When you come across JSON objects in Postgres and Snowflake, the obvious thing to do is to use a JSON parsing function to select JSON keys as LookML dimensions. You’ll be able to create a lot of dimensions without any issues, but there are some nuances to note. This article will outline the process of defining dimensions and iron out some issues you may encounter in the process.
Say there is a dimension defined as the following:
Postgres or Snowflake:
- dimension: test_json_object
sql: ${TABLE}.test_json_object
If you select this dimension in an explore, you’ll get something like this:
{"key1":"abc","key2":"a44g6jX3","key3":"12345","key4":"2015-01-01 12:33:24"}
Now we know that our new dimensions are keys 1~4, with various data types ranging from string values to a timestamp.
To define key2 in the above-described example, you would write the following:
Postgres:
- dimension: key2
sql: json_extract_path(${TABLE}.test_json_object, 'key2')
Snowflake:
- dimension: key2
sql: ${TABLE}.test_json_object:key2
This will return a string value by default, still in quotes:
"a44g6jX3"
Now that we have a baseline list of dimensions defined, we’ll explicitly cast these dimensions as appropriate data types in the SQL parameter:
Postgres:
- dimension: key2
sql: CAST(JSON_EXTRACT_PATH(${TABLE}.test_json_object, 'key2') AS string)
Snowflake:
- dimension: key2
sql: ${TABLE}.test_json_object:key2::string
This will now result in quotes being removed:
a44g6jX3
Simply declaring a LookML dimension type (string, number, etc.) may NOT remove the quotes (specifically in Snowflake).
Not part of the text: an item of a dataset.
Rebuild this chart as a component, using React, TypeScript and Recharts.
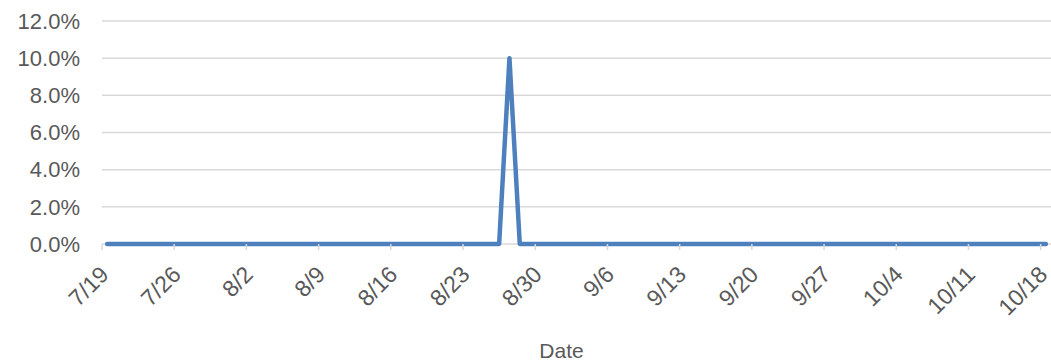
import { LineChart, Line, XAxis, YAxis, CartesianGrid } from "recharts"

// one value per day, 7/19 .. 10/18
const DAY_LABELS = [
    "7/19", "7/20", "7/21", "7/22", "7/23", "7/24", "7/25", "7/26", "7/27", "7/28", "7/29", "7/30", "7/31",
    "8/1", "8/2", "8/3", "8/4", "8/5", "8/6", "8/7", "8/8", "8/9", "8/10", "8/11", "8/12", "8/13", "8/14",
    "8/15", "8/16", "8/17", "8/18", "8/19", "8/20", "8/21", "8/22", "8/23", "8/24", "8/25", "8/26", "8/27",
    "8/28", "8/29", "8/30", "8/31", "9/1", "9/2", "9/3", "9/4", "9/5", "9/6", "9/7", "9/8", "9/9", "9/10",
    "9/11", "9/12", "9/13", "9/14", "9/15", "9/16", "9/17", "9/18", "9/19", "9/20", "9/21", "9/22", "9/23",
    "9/24", "9/25", "9/26", "9/27", "9/28", "9/29", "9/30", "10/1", "10/2", "10/3", "10/4", "10/5", "10/6",
    "10/7", "10/8", "10/9", "10/10", "10/11", "10/12", "10/13", "10/14", "10/15", "10/16", "10/17", "10/18",
]

// same order as DAY_LABELS (13 per row), spike on 8/27
const RATE = [
    0, 0, 0, 0, 0, 0, 0, 0, 0, 0, 0, 0, 0,
    0, 0, 0, 0, 0, 0, 0, 0, 0, 0, 0, 0, 0,
    0, 0, 0, 0, 0, 0, 0, 0, 0, 0, 0, 0, 0,
    0.1, 0, 0, 0, 0, 0, 0, 0, 0, 0, 0, 0, 0,
    0, 0, 0, 0, 0, 0, 0, 0, 0, 0, 0, 0, 0,
    0, 0, 0, 0, 0, 0, 0, 0, 0, 0, 0, 0, 0,
    0, 0, 0, 0, 0, 0, 0, 0, 0, 0, 0, 0, 0, 0,
]

const X_TICKS = [0, 7, 14, 21, 28, 35, 42, 49, 56, 63, 70, 77, 84, 91]
const Y_TICKS = [0, 0.02, 0.04, 0.06, 0.08, 0.1, 0.12]

const data = RATE.map((v, i) => ({ day: i + 0.5, rate: v }))

const FONT = "'Liberation Sans', Arial, sans-serif"
const TEXT = "#595959"

function DateTick({ x, y, payload }: any) {
    return (
        <g transform={`translate(${x + 8},${y + 24})`}>
            <text
                x={0}
                y={0}
                textAnchor="end"
                transform="rotate(-45)"
                fill={TEXT}
                fontSize={23}
                fontFamily={FONT}
            >
                {DAY_LABELS[payload.value]}
            </text>
        </g>
    )
}

export default function App() {
    return (
        <div style={{ position: "absolute", left: 0, top: 0, background: "#fff" }}>
            <LineChart
                width={1051}
                height={362}
                data={data}
                margin={{ top: 21, right: 0, left: 0, bottom: 0 }}
            >
                <CartesianGrid vertical={false} stroke="#d9d9d9" strokeWidth={1.5} />
                <XAxis
                    dataKey="day"
                    type="number"
                    domain={[0, 92]}
                    ticks={X_TICKS}
                    interval={0}
                    height={118}
                    tick={<DateTick />}
                    tickSize={6}
                    axisLine={false}
                    tickLine={{ stroke: "#d9d9d9", strokeWidth: 1.5 }}
                    label={{
                        value: "Date",
                        position: "insideBottom",
                        offset: 4,
                        dx: -15,
                        fill: TEXT,
                        fontSize: 21,
                        fontFamily: FONT,
                    }}
                />
                <YAxis
                    type="number"
                    domain={[0, 0.12]}
                    ticks={Y_TICKS}
                    width={102}
                    axisLine={false}
                    tickLine={false}
                    tickSize={0}
                    tickMargin={22}
                    tickFormatter={(v: number) => (v * 100).toFixed(1) + "%"}
                    tick={{ fill: TEXT, fontSize: 22, fontFamily: FONT }}
                />
                <Line
                    type="linear"
                    dataKey="rate"
                    stroke="#4e80bd"
                    strokeWidth={4.5}
                    strokeLinecap="round"
                    strokeLinejoin="round"
                    dot={false}
                    isAnimationActive={false}
                />
            </LineChart>
        </div>
    )
}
Even worse, if you have an integer dimension defined as the following (type declared, but not explicitly casted)…
Snowflake:
- dimension: key3
type: number
sql: ${TABLE}.test_json_object:key3
… you risk obtaining nulls for that dimension.
As such, explicitly casting data types at this stage is crucial.
This is an extension of step 3. LookML offers native timestamp conversion with dimension_group
and type: time
declaration:
Postgres and Snowflake:
- dimension_group: test
type: time
timeframes: []
While this might work for date
s in Snowflake, you will most likely see errors cropping up when you try to select Time, Month, Year, etc.
Instead of assuming accurate timestamp handling by Looker, you should be explicitly casting your newly-defined dimensions, in this case as the following:
Postgres:
- dimension_group: new_time
type: time
timeframes: [time, date, week, month, year]
sql: CAST(JSON_EXTRACT_PATH(json_extract_path(${TABLE}.test_json_object, 'key4') AS timestamp)
Snowflake:
- dimension_group: new_time
type: time
timeframes: [time, date, week, month, year]
sql: ${TABLE}.test_json_object:key4::timestamp